There are no photographs in Look, no possibility for ogling; figuring the un-pictured, the poems enact a kind of ekphrasis. This is another strategy, an unrelenting one, to “satisfy” The Work-Shy’s “aversion to theatricality,” as an epigraph from Susan Sontag near the center of book suggests: “Like guns and cars, cameras are fantasy-machines whose use is addictive.” The apparatus of visual culture referenced in Look—cameras, shutters, lenses, albums, stages, and film reels abound—is charged with producing a sort of pornographic “CONTINUOUS STRIP IMAGERY” that frames people as objects rather than subjects. As the sequence moves toward an imagined meeting with a deceased uncle, and as institutionalized forms of representation penetrate even the most private spaces—“The enlarged ID photo above her mantel,” Sharif writes, “means I can know Amoo, / my dear COLLATERAL DAMAGE, // as only a state or a school might do”—we sense how thoroughly imprisoned we are by the many-layered conventions by which we might encounter ourselves and each other.
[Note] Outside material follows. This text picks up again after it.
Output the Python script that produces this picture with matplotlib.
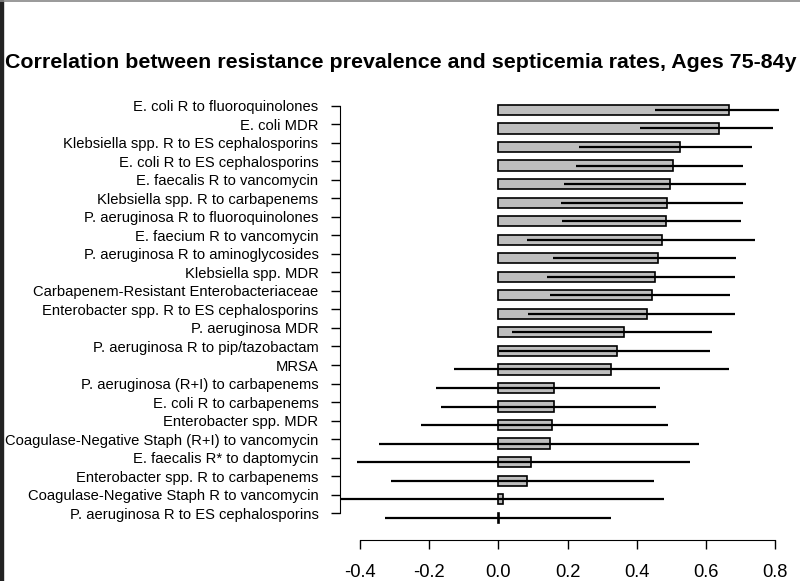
import matplotlib
matplotlib.use("Agg")
import matplotlib.pyplot as plt
from matplotlib.lines import Line2D
from matplotlib.patches import Rectangle

plt.rcParams['font.family'] = ['Liberation Sans', 'DejaVu Sans']

labels = [
    "E. coli R to fluoroquinolones",
    "E. coli MDR",
    "Klebsiella spp. R to ES cephalosporins",
    "E. coli R to ES cephalosporins",
    "E. faecalis R to vancomycin",
    "Klebsiella spp. R to carbapenems",
    "P. aeruginosa R to fluoroquinolones",
    "E. faecium R to vancomycin",
    "P. aeruginosa R to aminoglycosides",
    "Klebsiella spp. MDR",
    "Carbapenem-Resistant Enterobacteriaceae",
    "Enterobacter spp. R to ES cephalosporins",
    "P. aeruginosa MDR",
    "P. aeruginosa R to pip/tazobactam",
    "MRSA",
    "P. aeruginosa (R+I) to carbapenems",
    "E. coli R to carbapenems",
    "Enterobacter spp. MDR",
    "Coagulase-Negative Staph (R+I) to vancomycin",
    "E. faecalis R* to daptomycin",
    "Enterobacter spp. R to carbapenems",
    "Coagulase-Negative Staph R to vancomycin",
    "P. aeruginosa R to ES cephalosporins",
]
corr = [0.667, 0.637, 0.525, 0.504, 0.496, 0.487, 0.484, 0.474, 0.462, 0.452,
        0.444, 0.430, 0.363, 0.342, 0.324, 0.161, 0.161, 0.155, 0.150, 0.094,
        0.082, 0.013, 0.001]
ci_low = [0.452, 0.410, 0.233, 0.225, 0.190, 0.181, 0.185, 0.083, 0.158, 0.142,
          0.148, 0.087, 0.040, 0.003, -0.128, -0.179, -0.165, -0.222, -0.344, -0.409,
          -0.309, -0.470, -0.327]
ci_high = [0.810, 0.792, 0.731, 0.707, 0.714, 0.705, 0.701, 0.740, 0.685, 0.682,
           0.669, 0.683, 0.617, 0.611, 0.666, 0.468, 0.455, 0.489, 0.580, 0.552,
           0.450, 0.477, 0.326]
xticks = [-0.4, -0.2, 0.0, 0.2, 0.4, 0.6, 0.8]

fig = plt.figure(figsize=(8, 5.81), dpi=100)
ax = fig.add_axes([0.425, 0.0706, 0.575, 0.766])

pos = list(range(len(labels)))
ax.barh(pos, corr, height=0.55, color="#bebebe", edgecolor="black", linewidth=1.2)
ax.hlines(pos, ci_low, ci_high, color="black", linewidth=1.6)

ax.set_xlim(-0.457, 0.871)
ax.set_ylim(23.2, -0.81)

# R puts the name ticks a bit above the bar centres
tick_pos = [p - 0.24 for p in pos]
ax.set_yticks(tick_pos)
ax.set_yticklabels(labels, fontsize=10.6)
ax.set_xticks(xticks)
ax.set_xticklabels(["%.1f" % t for t in xticks], fontsize=13.2)
ax.tick_params(axis="y", length=6.5, width=1, pad=9)
ax.tick_params(axis="x", length=6.5, width=1, pad=10.5)

ax.spines["top"].set_visible(False)
ax.spines["right"].set_visible(False)
ax.spines["left"].set_bounds(tick_pos[0], tick_pos[-1])
ax.spines["bottom"].set_bounds(xticks[0], xticks[-1])

fig.text(0.006, 0.893, "Correlation between resistance prevalence and septicemia rates, Ages 75-84y",
         fontsize=15.4, fontweight="bold", ha="left", va="center")

# screenshot frame
fig.add_artist(Line2D([0, 1], [0.999, 0.999], color="#888888", linewidth=1.2))
fig.add_artist(Rectangle((0, 0), 0.004, 1, color="#222222"))

fig.savefig("out.png", dpi=100)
Meanwhile we can catch glimpses, as in a description of a camera rolling on Sharif’s father, “his hair

black as mine is now, I’m four and in Alabama, I see him
between odd jobs in different states,
and on the video our friend shows baba a picture
of me and asks how do you feel when you see Solmaz?
and baba saying turn the camera off then
turn off the camera and then
can you please look away I don’t want you to see my baba cry

Struggling to escape the confines of “PERCEPTION MANAGEMENT” is a laborious, confusing, and painful process. We can’t dress in camouflage, steal the keys, and release wards/words, as, for this reviewer, Blunt Research Group seems to. Circulation, anonymous or not, has its own strictures; within them, Sharif’s look lingers like “a film projection caught / in theater dust.”

November 2017

This review was published in Issue 61:1.